** begin **

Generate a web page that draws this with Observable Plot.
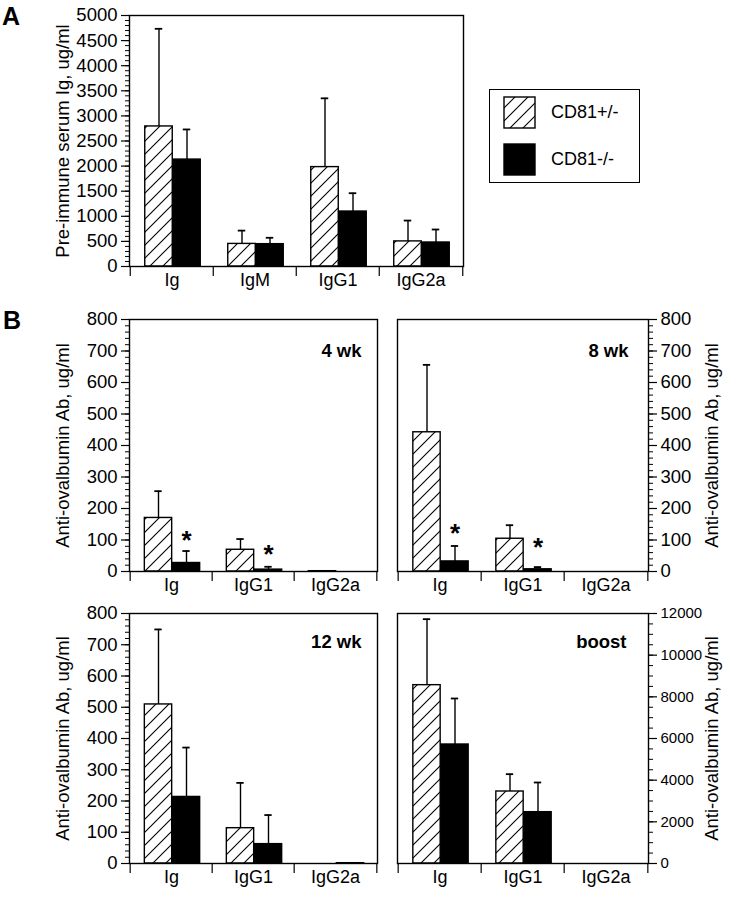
<!DOCTYPE html>
<html><head><meta charset="utf-8">
<script src="https://cdn.jsdelivr.net/npm/d3@7"></script>
<script src="https://cdn.jsdelivr.net/npm/@observablehq/plot@0.6"></script>
<style>
body{margin:0;background:#fff;}
#root{position:relative;width:740px;height:899px;font-family:"Liberation Sans",Arial,Helvetica,sans-serif;color:#000;overflow:hidden;}
.abs{position:absolute;}
.letter{position:absolute;font-weight:bold;font-size:25px;line-height:30px;}
</style></head><body>
<svg width="0" height="0" style="position:absolute"><defs>
<pattern id="hatch" patternUnits="userSpaceOnUse" width="13" height="13">
<path d="M-2,15 L15,-2 M-2,2 L2,-2 M11,15 L15,11" stroke="#000" stroke-width="1.1" fill="none"/>
</pattern></defs></svg>
<div id="root"></div>
<script>
// ---------- data ----------
const seriesNames = ["CD81+/-", "CD81-/-"];

// Panel A: pre-immune serum Ig (ug/ml); *Err = top of error bar
const catsA = ["Ig", "IgM", "IgG1", "IgG2a"];
const hetA = [2790, 450, 1980, 500];
const hetAErr = [4735, 715, 3350, 915];
const koA = [2130, 445, 1095, 478];
const koAErr = [2730, 572, 1460, 737];

// Panel B: anti-ovalbumin Ab (ug/ml)
const catsB = ["Ig", "IgG1", "IgG2a"];
const wk4Het = [170, 69, 1];
const wk4HetErr = [255, 103, null];
const wk4Ko = [27, 6, 0];
const wk4KoErr = [65, 15, null];
const wk4Star = [120, 76, null];

const wk8Het = [442, 104, 0];
const wk8HetErr = [656, 147, null];
const wk8Ko = [32, 7, 0];
const wk8KoErr = [81, 14, null];
const wk8Star = [142, 97, null];

const wk12Het = [509, 113, 0];
const wk12HetErr = [749, 258, null];
const wk12Ko = [213, 62, 1];
const wk12KoErr = [371, 155, null];

const boostHet = [8560, 3456, 0];
const boostHetErr = [11728, 4288, null];
const boostKo = [5712, 2464, 0];
const boostKoErr = [7920, 3888, null];

const yLabelA = "Pre-immune serum Ig, ug/ml";
const yLabelB = "Anti-ovalbumin Ab, ug/ml";

// ---------- helpers ----------
const FONT = '"Liberation Sans", Arial, Helvetica, sans-serif';
const root = document.getElementById("root");

function buildRows(cats, het, hetErr, ko, koErr, koStar) {
  const rows = [];
  cats.forEach((c, i) => {
    rows.push({cat: c, group: "het", value: het[i], err: hetErr[i], star: null});
    rows.push({cat: c, group: "ko", value: ko[i], err: koErr[i], star: koStar ? koStar[i] : null});
  });
  return rows;
}

function panel(o) {
  const {cats, rows, left, top, width, height, mt, mr, mb, ml, yMax, major, minor,
         anchor, label, labelOffset, title, titleDx, titleDy, tickFont = 18.5} = o;
  const step = (width - ml - mr) / cats.length;
  const BW = 28, CAP = 8, SW = 1.4;
  const offHet = -13, offKo = 15;
  const ins = c => ({insetLeft: step / 2 + c - BW / 2, insetRight: step / 2 - c - BW / 2});
  const capIns = {insetLeft: step / 2 - CAP / 2, insetRight: step / 2 - CAP / 2};
  const het = rows.filter(d => d.group === "het");
  const ko = rows.filter(d => d.group === "ko");
  const marks = [
    Plot.barY(het, {x: "cat", y: "value", fill: "url(#hatch)", stroke: "black", strokeWidth: SW, ...ins(offHet)}),
    Plot.barY(ko, {x: "cat", y: "value", fill: "black", stroke: "black", strokeWidth: SW, ...ins(offKo)}),
    Plot.ruleX(het.filter(d => d.err != null), {x: "cat", y1: "value", y2: "err", dx: offHet, strokeWidth: SW}),
    Plot.ruleX(ko.filter(d => d.err != null), {x: "cat", y1: "value", y2: "err", dx: offKo, strokeWidth: SW}),
    Plot.tickY(het.filter(d => d.err != null), {x: "cat", y: "err", dx: offHet, strokeWidth: 1.8, ...capIns}),
    Plot.tickY(ko.filter(d => d.err != null), {x: "cat", y: "err", dx: offKo, strokeWidth: 1.8, ...capIns}),
    Plot.text(ko.filter(d => d.star != null), {x: "cat", y: "star", text: () => "*", dx: offKo, dy: 7,
      fontSize: 26, fontWeight: "bold", lineAnchor: "middle", textAnchor: "middle"}),
    Plot.frame({strokeWidth: SW}),
    Plot.axisY({anchor, ticks: major, tickSize: 8, tickPadding: 4, fontSize: tickFont, tickFormat: d3.format("d"),
      label: null, strokeWidth: 1.2}),
    Plot.axisY({anchor, ticks: minor, tickSize: 4, tickFormat: () => "", fontSize: 18.5,
      label, labelAnchor: "center", labelArrow: "none", labelOffset, strokeWidth: 1}),
    Plot.axisX({tickSize: 0, tickPadding: 7, fontSize: 18, label: null}),
    Plot.axisX({tickSize: 10, tickFormat: () => "", label: null, dx: -step / 2, strokeWidth: 1.2}),
    Plot.axisX([cats[cats.length - 1]], {tickSize: 10, tickFormat: () => "", label: null, dx: step / 2, strokeWidth: 1.2})
  ];
  if (title) {
    marks.push(Plot.text([title], {frameAnchor: "top-right", dx: titleDx, dy: titleDy, fontSize: 18.5,
      fontWeight: "bold", lineAnchor: "middle", textAnchor: "end"}));
  }
  const svg = Plot.plot({
    width, height, marginTop: mt, marginRight: mr, marginBottom: mb, marginLeft: ml,
    x: {domain: cats, padding: 0},
    y: {domain: [0, yMax]},
    style: {fontFamily: FONT, fontSize: "18px", background: "transparent", overflow: "visible", color: "black"},
    marks
  });
  svg.classList.add("abs");
  svg.style.left = left + "px";
  svg.style.top = top + "px";
  root.appendChild(svg);
}

// ---------- panel A ----------
panel({cats: catsA, rows: buildRows(catsA, hetA, hetAErr, koA, koAErr, null),
  left: 0, top: 0, width: 470, height: 300, mt: 15, mr: 7, mb: 34, ml: 129,
  yMax: 5000, major: 10, minor: 50, anchor: "left", label: yLabelA, labelOffset: 74});

// ---------- panel B ----------
panel({cats: catsB, rows: buildRows(catsB, wk4Het, wk4HetErr, wk4Ko, wk4KoErr, wk4Star),
  left: 0, top: 300, width: 385, height: 300, mt: 19, mr: 8, mb: 29, ml: 129,
  yMax: 800, major: 8, minor: 40, anchor: "left", label: yLabelB, labelOffset: 74,
  title: "4 wk", titleDx: -16, titleDy: 32});
panel({cats: catsB, rows: buildRows(catsB, wk8Het, wk8HetErr, wk8Ko, wk8KoErr, wk8Star),
  left: 385, top: 300, width: 355, height: 300, mt: 19, mr: 92, mb: 29, ml: 12,
  yMax: 800, major: 8, minor: 40, anchor: "right", label: yLabelB, labelOffset: 69,
  title: "8 wk", titleDx: -20, titleDy: 32});
panel({cats: catsB, rows: buildRows(catsB, wk12Het, wk12HetErr, wk12Ko, wk12KoErr, null),
  left: 0, top: 600, width: 385, height: 299, mt: 13, mr: 8, mb: 36, ml: 129,
  yMax: 800, major: 8, minor: 40, anchor: "left", label: yLabelB, labelOffset: 74,
  title: "12 wk", titleDx: -16, titleDy: 29});
panel({cats: catsB, rows: buildRows(catsB, boostHet, boostHetErr, boostKo, boostKoErr, null),
  left: 385, top: 600, width: 355, height: 299, mt: 13, mr: 92, mb: 36, ml: 12,
  yMax: 12000, major: 6, minor: 24, anchor: "right", label: yLabelB, labelOffset: 69,
  title: "boost", titleDx: -22, titleDy: 29, tickFont: 15});

// ---------- legend ----------
const legend = document.createElement("div");
legend.className = "abs";
Object.assign(legend.style, {left: "489px", top: "89px", width: "151px", height: "94px",
  border: "1.4px solid #000", boxSizing: "border-box", background: "#fff"});
const swatchFills = ["url(#hatch)", "#000"];
seriesNames.forEach((name, i) => {
  const sw = document.createElementNS("http://www.w3.org/2000/svg", "svg");
  sw.setAttribute("width", 33); sw.setAttribute("height", 33);
  sw.classList.add("abs");
  sw.style.left = "13px"; sw.style.top = (6 + i * 47) + "px";
  const r = document.createElementNS("http://www.w3.org/2000/svg", "rect");
  r.setAttribute("x", 1); r.setAttribute("y", 1); r.setAttribute("width", 31); r.setAttribute("height", 31);
  r.setAttribute("fill", swatchFills[i]); r.setAttribute("stroke", "#000"); r.setAttribute("stroke-width", 1.4);
  sw.appendChild(r);
  legend.appendChild(sw);
  const t = document.createElement("div");
  t.className = "abs";
  t.textContent = name;
  Object.assign(t.style, {left: "61px", top: (12 + i * 47) + "px", fontSize: "18px", lineHeight: "20px"});
  legend.appendChild(t);
});
root.appendChild(legend);

// ---------- panel letters ----------
[["A", 2, 1], ["B", 3, 305]].forEach(([txt, x, y]) => {
  const d = document.createElement("div");
  d.className = "letter";
  d.textContent = txt;
  d.style.left = x + "px"; d.style.top = y + "px";
  root.appendChild(d);
});
</script>
</body></html>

** end **

**WORK REQUIRED**
From the top of the listing above, repeat each line exactly until you reach the line containing "const wk12KoErr = [371, 155, null];", and repeat that one too. Leave the pictures out.

**TASK SOLUTION**
Generate a web page that draws this with Observable Plot.
<!DOCTYPE html>
<html><head><meta charset="utf-8">
<script src="https://cdn.jsdelivr.net/npm/d3@7"></script>
<script src="https://cdn.jsdelivr.net/npm/@observablehq/plot@0.6"></script>
<style>
body{margin:0;background:#fff;}
#root{position:relative;width:740px;height:899px;font-family:"Liberation Sans",Arial,Helvetica,sans-serif;color:#000;overflow:hidden;}
.abs{position:absolute;}
.letter{position:absolute;font-weight:bold;font-size:25px;line-height:30px;}
</style></head><body>
<svg width="0" height="0" style="position:absolute"><defs>
<pattern id="hatch" patternUnits="userSpaceOnUse" width="13" height="13">
<path d="M-2,15 L15,-2 M-2,2 L2,-2 M11,15 L15,11" stroke="#000" stroke-width="1.1" fill="none"/>
</pattern></defs></svg>
<div id="root"></div>
<script>
// ---------- data ----------
const seriesNames = ["CD81+/-", "CD81-/-"];

// Panel A: pre-immune serum Ig (ug/ml); *Err = top of error bar
const catsA = ["Ig", "IgM", "IgG1", "IgG2a"];
const hetA = [2790, 450, 1980, 500];
const hetAErr = [4735, 715, 3350, 915];
const koA = [2130, 445, 1095, 478];
const koAErr = [2730, 572, 1460, 737];

// Panel B: anti-ovalbumin Ab (ug/ml)
const catsB = ["Ig", "IgG1", "IgG2a"];
const wk4Het = [170, 69, 1];
const wk4HetErr = [255, 103, null];
const wk4Ko = [27, 6, 0];
const wk4KoErr = [65, 15, null];
const wk4Star = [120, 76, null];

const wk8Het = [442, 104, 0];
const wk8HetErr = [656, 147, null];
const wk8Ko = [32, 7, 0];
const wk8KoErr = [81, 14, null];
const wk8Star = [142, 97, null];

const wk12Het = [509, 113, 0];
const wk12HetErr = [749, 258, null];
const wk12Ko = [213, 62, 1];
const wk12KoErr = [371, 155, null];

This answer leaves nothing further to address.